The Nauvoo Temple has brought tourists to the area including Quincy, Ill., a town that showed kindness to LDS refugees.
Jeffrey D. Allred, Deseret News
QUINCY, Ill. While the gratitude of their ancestors may have been soft-spoken, members of the 320-voice Mormon Tabernacle Choir joined their prophet here Saturday to declare their thanks in song to the descendants of early Quincy residents.
It was here in 1839 that some 5,000 early members of The Church of Jesus Christ of Latter-day Saints came for refuge after being driven across the Mississippi River from Missouri by Gov. Lilburn Boggs' infamous "extermination order."
President Gordon B. Hinckley addressed a packed house of 2,000 in the Quincy Junior High School auditorium during a benefit performance by the choir, thanking the residents of what has grown to be a city of 40,000 for the kindness of their forefathers.
"In the annals of our church, this city and its citizens will always occupy a station of the highest esteem," he said midway through the choir's performance. "We will always be grateful for the kindness, hospitality and civility with which your people met our people who were exiles. The citizens here took them in and sheltered them from the winter that was all about them."

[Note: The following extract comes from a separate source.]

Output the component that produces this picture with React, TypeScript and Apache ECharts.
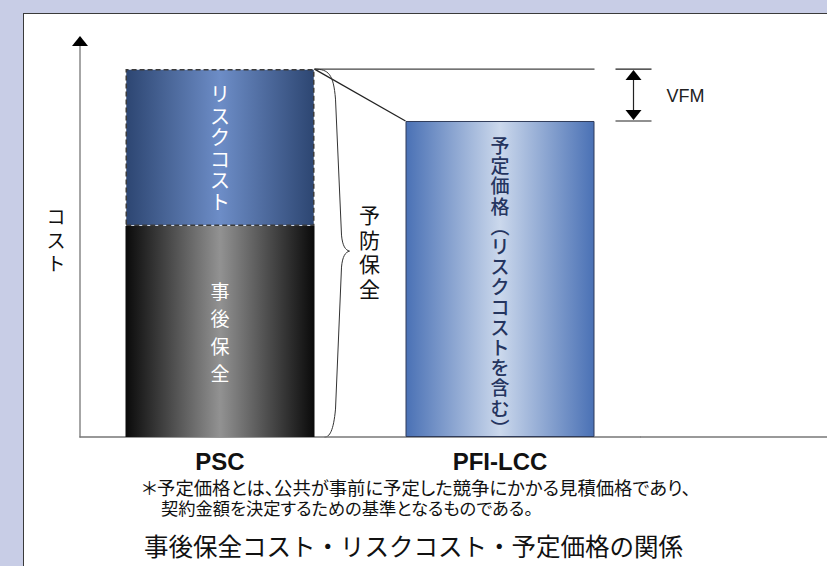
import React, { useEffect, useRef } from 'react';
import * as echarts from 'echarts';

// Columns on the horizontal axis
const categories = ['PSC', 'PFI-LCC'];

// Cost values (relative units, axis runs 0..100); '-' = no bar in that column
const postMaintenance = [53.3, '-']; // 事後保全
const riskCost = [39.6, '-']; // リスクコスト (stacked on 事後保全)
const plannedPrice = ['-', 79.8]; // 予定価格（リスクコストを含む）

const yMax = 100;

const JP = '"Noto Sans CJK JP", "Noto Sans", sans-serif';
const LATIN = '"Liberation Sans", Arial, sans-serif';

// Footnote lines, set with proportional kana spacing (their sizes double as the CSS hook)
const noteLines = [
  '＊予定価格とは、公共が事前に予定した競争にかかる見積価格であり、',
  '契約金額を決定するための基準となるものである。',
];
const noteSizes = [18.35, 17.25];

const vertical = (s: string) => Array.from(s).join('\n');

// Curly brace drawn beside the PSC column (local units, height 368)
const BRACE_H = 368;
const BRACE_D =
  'M0 0 C14 0 19 5 21 30 L27 166 C28 177 31 181 35 182 C31 183 28 187 27 198 L21 340 C19 362 15 368 10 368';
let braceRegistered = false;

export default function App() {
  const ref = useRef<HTMLDivElement>(null);

  useEffect(() => {
    if (!ref.current) return;
    if (!braceRegistered) {
      echarts.graphic.registerShape('brace', echarts.graphic.extendPath(BRACE_D, {}));
      braceRegistered = true;
    }
    const chart = echarts.init(ref.current, null, { renderer: 'svg' });

    const grad = (edge: string, mid: string) =>
      new echarts.graphic.LinearGradient(0, 0, 1, 0, [
        { offset: 0, color: edge },
        { offset: 0.5, color: mid },
        { offset: 1, color: edge },
      ]);

    const BAR_W = 189;
    const AXIS_STYLE = { color: '#777', width: 1.5 };

    chart.setOption({
      animation: false,
      grid: { left: 80, width: 560, top: 41, bottom: 129 },
      title: {
        text: '事後保全コスト・リスクコスト・予定価格の関係',
        left: 'center',
        top: 528,
        textStyle: { fontFamily: JP, fontSize: 24.5, fontWeight: 'normal', color: '#111' },
      },
      xAxis: {
        type: 'category',
        data: categories,
        axisLine: { show: true, lineStyle: AXIS_STYLE },
        axisTick: { show: false },
        splitLine: { show: false },
        axisLabel: {
          fontFamily: LATIN,
          fontSize: 24,
          fontWeight: 'bold',
          color: '#111',
          margin: 12,
        },
      },
      yAxis: {
        type: 'value',
        min: 0,
        max: yMax,
        axisLine: { show: true, lineStyle: { color: '#888', width: 1.5 } },
        axisTick: { show: false },
        axisLabel: { show: false },
        splitLine: { show: false },
        name: vertical('コスト'),
        nameLocation: 'middle',
        nameRotate: 0,
        nameGap: 24,
        nameTextStyle: { fontFamily: JP, fontSize: 19, lineHeight: 23.5, color: '#111', align: 'center' },
      },
      series: [
        {
          name: '事後保全',
          type: 'bar',
          stack: 'psc',
          barWidth: BAR_W,
          barGap: '-100%',
          data: postMaintenance,
          itemStyle: { color: grad('#0a0a0a', '#929292') },
          label: {
            show: true,
            position: 'inside',
            formatter: vertical('事後保全'),
            color: '#fff',
            fontFamily: JP,
            fontSize: 19,
            lineHeight: 27.5,
            textBorderWidth: 0,
          },
        },
        {
          name: 'リスクコスト',
          type: 'bar',
          stack: 'psc',
          barWidth: BAR_W,
          barGap: '-100%',
          data: riskCost,
          itemStyle: {
            color: grad('#2d4672', '#6d8dc7'),
            borderColor: '#3a3a3a',
            borderWidth: 1.5,
            borderType: [5, 3],
          },
          label: {
            show: true,
            position: 'inside',
            formatter: vertical('リスクコスト'),
            color: '#fff',
            fontFamily: JP,
            fontSize: 20,
            lineHeight: 21.5,
            textBorderWidth: 0,
          },
        },
        {
          name: '予定価格',
          type: 'bar',
          barWidth: BAR_W,
          barGap: '-100%',
          data: plannedPrice,
          itemStyle: {
            color: grad('#4a71b5', '#cbd8ec'),
            borderColor: '#2f3b5a',
            borderWidth: 1,
          },
          label: {
            show: true,
            position: 'inside',
            offset: [0, 7],
            formatter: vertical('予定価格︵リスクコストを含む︶'),
            color: '#25355f',
            fontFamily: JP,
            fontSize: 19,
            fontWeight: 500,
            lineHeight: 20.2,
            textBorderWidth: 0,
          },
        },
      ],
    });

    // Annotation layer placed from the axes' own coordinate conversion
    const px = (x: number, y: number) => chart.convertToPixel({ gridIndex: 0 }, [x, y]) as number[];
    const pscTop = (postMaintenance[0] as number) + (riskCost[0] as number);
    const [pscCx, yTop] = px(0, pscTop);
    const [pfiCx, yPfi] = px(1, plannedPrice[1] as number);
    const [, yBase] = px(0, 0);
    const [, yAxisEnd] = px(0, yMax);
    const axisX = 80;
    const gridRight = 640;
    const pscRight = pscCx + BAR_W / 2;
    const pfiLeft = pfiCx - BAR_W / 2;
    const pfiRight = pfiCx + BAR_W / 2;
    const vx = pfiRight + 39;
    const braceScale = (yBase - yTop) / BRACE_H;
    const tipY = yTop + 182 * braceScale;

    const noteStyle = (i: number) => ({
      text: noteLines[i],
      fontFamily: JP,
      fontSize: noteSizes[i],
      fill: '#111',
      align: 'left',
      verticalAlign: 'middle',
    });

    chart.setOption({
      graphic: [
        // horizontal axis continues to the panel edge
        {
          type: 'line',
          shape: { x1: gridRight, y1: yBase, x2: 830, y2: yBase },
          style: { stroke: AXIS_STYLE.color, lineWidth: AXIS_STYLE.width },
        },
        // arrow head of the cost axis
        {
          type: 'polygon',
          shape: { points: [[axisX, yAxisEnd - 5], [axisX - 8, yAxisEnd + 5], [axisX + 8, yAxisEnd + 5]] },
          style: { fill: '#000' },
          z: 10,
        },
        // PSC total level carried across
        {
          type: 'line',
          shape: { x1: pscRight, y1: yTop, x2: pfiRight, y2: yTop },
          style: { stroke: '#444', lineWidth: 1.2 },
        },
        // slope from PSC total to planned price
        {
          type: 'line',
          shape: { x1: pscRight, y1: yTop, x2: pfiLeft, y2: yPfi },
          style: { stroke: '#222', lineWidth: 1.2 },
        },
        // VFM dimension
        {
          type: 'line',
          shape: { x1: pfiRight + 21, y1: yTop, x2: pfiRight + 57, y2: yTop },
          style: { stroke: '#222', lineWidth: 1.2 },
        },
        {
          type: 'line',
          shape: { x1: pfiRight + 21, y1: yPfi, x2: pfiRight + 57, y2: yPfi },
          style: { stroke: '#222', lineWidth: 1.2 },
        },
        {
          type: 'line',
          shape: { x1: vx, y1: yTop + 8, x2: vx, y2: yPfi - 8 },
          style: { stroke: '#222', lineWidth: 1.2 },
        },
        {
          type: 'polygon',
          shape: { points: [[vx, yTop + 1], [vx - 8, yTop + 11], [vx + 8, yTop + 11]] },
          style: { fill: '#000' },
        },
        {
          type: 'polygon',
          shape: { points: [[vx, yPfi - 1], [vx - 8, yPfi - 11], [vx + 8, yPfi - 11]] },
          style: { fill: '#000' },
        },
        {
          type: 'text',
          x: pfiRight + 72,
          y: (yTop + yPfi) / 2 + 1,
          style: {
            text: 'VFM',
            fontFamily: LATIN,
            fontSize: 18,
            fill: '#222',
            align: 'left',
            verticalAlign: 'middle',
          },
        },
        // brace spanning the whole PSC column
        {
          type: 'brace',
          x: pscRight,
          y: yTop,
          scaleY: braceScale,
          style: { fill: 'none', stroke: '#333', lineWidth: 1, strokeNoScale: true },
        },
        {
          type: 'text',
          x: pscRight + 55,
          y: tipY,
          style: {
            text: vertical('予防保全'),
            fontFamily: JP,
            fontSize: 21,
            lineHeight: 24.5,
            fill: '#111',
            align: 'center',
            verticalAlign: 'middle',
          },
        },
        // footnote
        { type: 'text', x: 142, y: 487, style: noteStyle(0) },
        { type: 'text', x: 161, y: 507, style: noteStyle(1) },
      ],
    });

    return () => chart.dispose();
  }, []);

  const paltCss = noteSizes
    .map((s) => `text[style*="${s}px"]`)
    .join(', ')
    .concat(' { font-feature-settings: "palt"; }');

  return (
    <div
      style={{
        position: 'fixed',
        left: 0,
        top: 0,
        width: 827,
        height: 566,
        background: '#c8cde6',
        overflow: 'hidden',
      }}
    >
      <style>{paltCss}</style>
      <div
        style={{
          position: 'absolute',
          left: 23,
          top: 13,
          width: 830,
          height: 570,
          background: '#fff',
          borderLeft: '1.5px solid #3a3a3a',
          borderTop: '1.5px solid #3a3a3a',
        }}
      />
      <div ref={ref} style={{ position: 'absolute', left: 0, top: 0, width: 827, height: 566 }} />
    </div>
  );
}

He announced the benefit performance had raised some $75,000. "I don't have the check with me. They already have it in the bank," he quipped to a round of applause.

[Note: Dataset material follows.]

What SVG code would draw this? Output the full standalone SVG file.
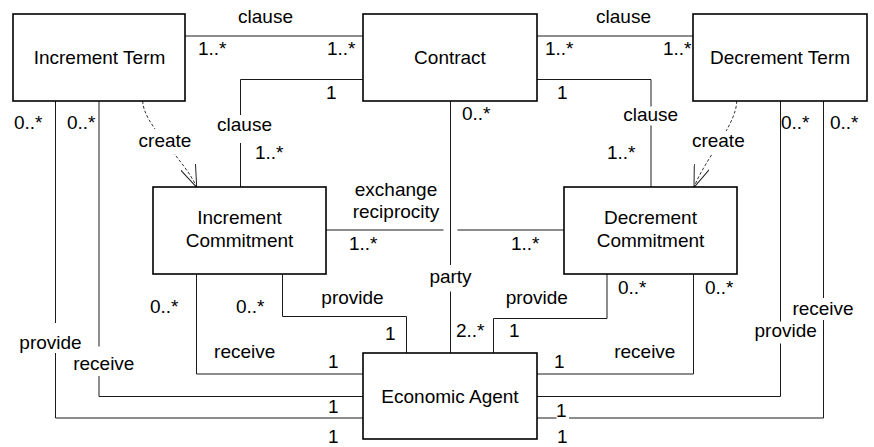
<svg xmlns="http://www.w3.org/2000/svg" width="874" height="447" viewBox="0 0 874 447">
  <style>
    .box { fill: #fff; stroke: #000; stroke-width: 1.6; }
    .name { font-family: "Liberation Sans", Arial, sans-serif; font-size: 19px; fill: #000; text-anchor: middle; }
    .lbl { font-family: "Liberation Sans", Arial, sans-serif; font-size: 19px; fill: #000; }
    .mid { text-anchor: middle; }
    .assoc { fill: none; stroke: #1a1a1a; stroke-width: 1; }
    .dep { fill: none; stroke: #333; stroke-width: 1; stroke-dasharray: 3 2; }
  </style>
  <defs>
    <marker id="open-arrow" markerUnits="userSpaceOnUse" viewBox="0 0 22 16" refX="22" refY="8" markerWidth="22" markerHeight="16" orient="auto">
      <path d="M0,0 L22,8 L0,16" fill="none" stroke="#222" stroke-width="1" stroke-dasharray="none"/>
    </marker>
  </defs>

  <!-- associations and dependencies -->
  <g id="connectors">
    <!-- clause: Increment Term - Contract -->
    <path class="assoc" d="M185,36 H363"/>
    <!-- clause: Contract - Decrement Term -->
    <path class="assoc" d="M537,36 H693"/>
    <!-- clause: Contract - Increment Commitment -->
    <path class="assoc" d="M363,79.5 H240.5 V115 M240.5,143 V187"/>
    <!-- clause: Contract - Decrement Commitment -->
    <path class="assoc" d="M537,79.5 H651 V106.5 M651,125.5 V187"/>
    <!-- party: Contract - Economic Agent -->
    <path class="assoc" d="M450.5,101 V265 M450.5,291.5 V353"/>
    <!-- exchange reciprocity -->
    <path class="assoc" d="M326,230 H443.5 M457.5,230 H564"/>
    <!-- provide / receive: Increment Commitment - Economic Agent -->
    <path class="assoc" d="M282.5,274 V316.5 H406.5 V353"/>
    <path class="assoc" d="M196.5,274 V374 H363"/>
    <!-- receive / provide: Increment Term - Economic Agent -->
    <path class="assoc" d="M99,101 V346.5 M99,376 V396.5 H363"/>
    <path class="assoc" d="M55.5,101 V323 M55.5,353 V418 H363"/>
    <!-- provide / receive: Decrement Commitment - Economic Agent -->
    <path class="assoc" d="M607,274 V318.5 H493.5 V353"/>
    <path class="assoc" d="M693.5,274 V374 H537"/>
    <!-- provide / receive: Decrement Term - Economic Agent -->
    <path class="assoc" d="M780.5,101 V321.5 M780.5,343.5 V396.5 H537"/>
    <path class="assoc" d="M823.5,101 V298 M823.5,320 V418 H569 M556.5,418 H537"/>
    <!-- create dependencies -->
    <path class="dep" d="M142.7,101 C143,125 185,159.7 196.7,187.3" marker-end="url(#open-arrow)"/>
    <path class="dep" d="M736.7,101 C736.5,125 704.6,159.3 694,187.3" marker-end="url(#open-arrow)"/>
    <rect x="136" y="129" width="58" height="25" fill="#fff"/>
    <rect x="690" y="131" width="58" height="23" fill="#fff"/>
  </g>

  <!-- classes -->
  <g id="increment-term">
    <rect class="box" x="13" y="14" width="172" height="87"/>
    <text class="name" x="99.5" y="64">Increment Term</text>
  </g>
  <g id="contract">
    <rect class="box" x="363" y="14" width="174" height="87"/>
    <text class="name" x="450" y="64">Contract</text>
  </g>
  <g id="decrement-term">
    <rect class="box" x="693" y="14" width="174" height="87"/>
    <text class="name" x="780" y="64">Decrement Term</text>
  </g>
  <g id="increment-commitment">
    <rect class="box" x="153" y="187" width="173" height="87"/>
    <text class="name" x="239.5" y="224">Increment</text>
    <text class="name" x="239.5" y="247">Commitment</text>
  </g>
  <g id="decrement-commitment">
    <rect class="box" x="564" y="187" width="173" height="87"/>
    <text class="name" x="650.5" y="224">Decrement</text>
    <text class="name" x="650.5" y="247">Commitment</text>
  </g>
  <g id="economic-agent">
    <rect class="box" x="363" y="353" width="174" height="86"/>
    <text class="name" x="450" y="403">Economic Agent</text>
  </g>

  <!-- role names and multiplicities -->
  <g id="labels">
    <text class="lbl mid" x="265.5" y="23">clause</text>
    <text class="lbl mid" x="623.5" y="23">clause</text>
    <text class="lbl mid" x="244.5" y="130.5">clause</text>
    <text class="lbl mid" x="650.7" y="120.5">clause</text>
    <text class="lbl mid" x="165" y="147.3">create</text>
    <text class="lbl mid" x="718.3" y="147">create</text>
    <text class="lbl mid" x="396" y="196">exchange</text>
    <text class="lbl mid" x="396" y="218.3">reciprocity</text>
    <text class="lbl mid" x="450.5" y="283">party</text>
    <text class="lbl mid" x="352.5" y="303.5">provide</text>
    <text class="lbl mid" x="536.8" y="303.5">provide</text>
    <text class="lbl mid" x="244.7" y="358.3">receive</text>
    <text class="lbl mid" x="644.8" y="358.3">receive</text>
    <text class="lbl mid" x="50.5" y="349">provide</text>
    <text class="lbl mid" x="103.8" y="370">receive</text>
    <text class="lbl mid" x="785.7" y="336.7">provide</text>
    <text class="lbl mid" x="823" y="315">receive</text>

    <text class="lbl" x="198" y="55">1..*</text>
    <text class="lbl" x="327" y="55">1..*</text>
    <text class="lbl" x="545" y="55">1..*</text>
    <text class="lbl" x="663" y="55">1..*</text>
    <text class="lbl" x="326" y="99">1</text>
    <text class="lbl" x="557" y="99">1</text>
    <text class="lbl" x="255" y="159">1..*</text>
    <text class="lbl" x="607" y="159">1..*</text>
    <text class="lbl" x="14" y="129">0..*</text>
    <text class="lbl" x="67" y="129">0..*</text>
    <text class="lbl" x="781" y="128.5">0..*</text>
    <text class="lbl" x="830" y="128.5">0..*</text>
    <text class="lbl" x="462" y="120">0..*</text>
    <text class="lbl" x="349" y="250">1..*</text>
    <text class="lbl" x="511" y="250">1..*</text>
    <text class="lbl" x="150" y="313">0..*</text>
    <text class="lbl" x="236" y="313">0..*</text>
    <text class="lbl" x="618" y="294">0..*</text>
    <text class="lbl" x="705" y="294">0..*</text>
    <text class="lbl" x="385" y="340">1</text>
    <text class="lbl" x="456" y="336.5">2..*</text>
    <text class="lbl" x="509" y="336.5">1</text>
    <text class="lbl" x="328" y="368">1</text>
    <text class="lbl" x="328" y="413">1</text>
    <text class="lbl" x="328" y="443">1</text>
    <text class="lbl" x="554" y="368">1</text>
    <text class="lbl" x="556" y="416.5">1</text>
    <text class="lbl" x="557" y="443">1</text>
  </g>
</svg>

Choir Director Craig Jessop said the benefit performance was first suggested by David Barnes of the church's travel department, who makes arrangements for choir members. When Barnes found out the entire choir would be traveling to Nauvoo and had a Friday night free, he suggested that Jessop contact Quincy officials to see if they would be interested in a performance.

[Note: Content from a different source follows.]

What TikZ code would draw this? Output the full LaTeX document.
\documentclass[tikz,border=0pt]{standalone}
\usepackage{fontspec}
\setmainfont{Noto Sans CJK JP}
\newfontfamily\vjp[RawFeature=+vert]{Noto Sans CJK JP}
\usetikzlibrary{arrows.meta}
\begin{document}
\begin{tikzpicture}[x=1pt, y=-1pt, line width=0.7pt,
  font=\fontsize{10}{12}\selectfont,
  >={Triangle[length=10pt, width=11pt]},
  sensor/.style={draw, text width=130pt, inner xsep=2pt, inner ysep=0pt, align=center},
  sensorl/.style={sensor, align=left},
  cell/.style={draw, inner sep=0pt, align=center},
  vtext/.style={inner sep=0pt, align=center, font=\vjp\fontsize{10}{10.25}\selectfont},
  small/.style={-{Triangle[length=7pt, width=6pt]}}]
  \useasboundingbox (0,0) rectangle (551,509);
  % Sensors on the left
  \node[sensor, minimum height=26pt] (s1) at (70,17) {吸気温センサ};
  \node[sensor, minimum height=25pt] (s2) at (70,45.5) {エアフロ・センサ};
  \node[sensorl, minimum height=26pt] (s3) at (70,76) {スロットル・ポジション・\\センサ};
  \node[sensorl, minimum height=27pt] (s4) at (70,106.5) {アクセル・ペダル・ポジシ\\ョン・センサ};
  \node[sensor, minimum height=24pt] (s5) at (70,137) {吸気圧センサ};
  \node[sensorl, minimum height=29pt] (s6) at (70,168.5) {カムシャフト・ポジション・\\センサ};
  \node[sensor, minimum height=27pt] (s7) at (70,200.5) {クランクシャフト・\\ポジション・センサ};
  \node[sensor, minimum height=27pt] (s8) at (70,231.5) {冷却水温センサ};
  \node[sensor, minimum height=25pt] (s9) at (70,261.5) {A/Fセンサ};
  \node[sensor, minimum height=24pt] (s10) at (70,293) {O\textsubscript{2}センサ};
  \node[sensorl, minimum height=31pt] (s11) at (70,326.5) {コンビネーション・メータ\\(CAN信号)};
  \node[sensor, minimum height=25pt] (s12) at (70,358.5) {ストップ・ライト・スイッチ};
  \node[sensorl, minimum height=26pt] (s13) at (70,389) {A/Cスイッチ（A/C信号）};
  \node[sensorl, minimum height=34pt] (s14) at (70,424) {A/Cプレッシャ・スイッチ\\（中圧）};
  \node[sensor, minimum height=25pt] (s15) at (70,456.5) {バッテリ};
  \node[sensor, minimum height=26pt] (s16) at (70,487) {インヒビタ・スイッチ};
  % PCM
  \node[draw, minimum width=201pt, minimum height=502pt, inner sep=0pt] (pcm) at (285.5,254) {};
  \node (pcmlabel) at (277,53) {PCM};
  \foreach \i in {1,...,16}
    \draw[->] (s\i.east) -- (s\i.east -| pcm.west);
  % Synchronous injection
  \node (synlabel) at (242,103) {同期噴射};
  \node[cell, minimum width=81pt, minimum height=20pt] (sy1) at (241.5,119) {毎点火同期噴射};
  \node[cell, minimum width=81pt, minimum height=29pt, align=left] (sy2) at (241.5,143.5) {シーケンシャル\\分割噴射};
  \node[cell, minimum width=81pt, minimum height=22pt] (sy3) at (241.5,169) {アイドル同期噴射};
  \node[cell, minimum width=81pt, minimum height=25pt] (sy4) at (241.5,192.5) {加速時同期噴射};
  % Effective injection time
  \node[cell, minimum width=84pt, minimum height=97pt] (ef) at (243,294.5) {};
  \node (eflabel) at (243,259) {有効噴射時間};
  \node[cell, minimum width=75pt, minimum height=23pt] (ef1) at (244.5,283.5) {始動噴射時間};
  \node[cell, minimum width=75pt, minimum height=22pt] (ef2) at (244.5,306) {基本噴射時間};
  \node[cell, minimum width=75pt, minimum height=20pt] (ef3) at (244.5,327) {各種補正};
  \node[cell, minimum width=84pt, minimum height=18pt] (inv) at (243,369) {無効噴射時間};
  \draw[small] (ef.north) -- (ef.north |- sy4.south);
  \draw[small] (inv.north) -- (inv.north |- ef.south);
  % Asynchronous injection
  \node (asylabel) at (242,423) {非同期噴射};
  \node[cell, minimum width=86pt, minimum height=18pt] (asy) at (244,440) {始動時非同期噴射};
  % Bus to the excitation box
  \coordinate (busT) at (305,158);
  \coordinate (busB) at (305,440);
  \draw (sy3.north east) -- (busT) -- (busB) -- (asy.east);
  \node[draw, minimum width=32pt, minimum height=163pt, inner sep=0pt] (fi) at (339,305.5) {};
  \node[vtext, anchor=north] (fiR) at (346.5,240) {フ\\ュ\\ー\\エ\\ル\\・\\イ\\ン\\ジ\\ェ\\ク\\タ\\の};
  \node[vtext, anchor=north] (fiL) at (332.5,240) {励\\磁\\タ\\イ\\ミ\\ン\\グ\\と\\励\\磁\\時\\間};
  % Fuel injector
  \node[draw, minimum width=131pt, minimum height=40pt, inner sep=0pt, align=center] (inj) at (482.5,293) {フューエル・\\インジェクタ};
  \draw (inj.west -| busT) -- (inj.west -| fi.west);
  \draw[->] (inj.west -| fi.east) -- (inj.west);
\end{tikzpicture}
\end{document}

The former director of the U.S. Air Force Band, Jessop said he then called friends with the Air Force performing groups to get a suggestion on whom to contact in Quincy. Mary Winters, assistant general manager of the Quincy Herald Whig, was "delighted" with Jessop's offer and set to work organizing the benefit performance, he said.
"We told her we wanted to give it as a free benefit concert and that they could designate the funds to whoever they would like. The choir is picking up all the expenses for the concert" including rental of the Quincy Junior High School auditorium, he said, thus leaving "every penny" of the proceeds to benefit the Quincy Area Community Foundation.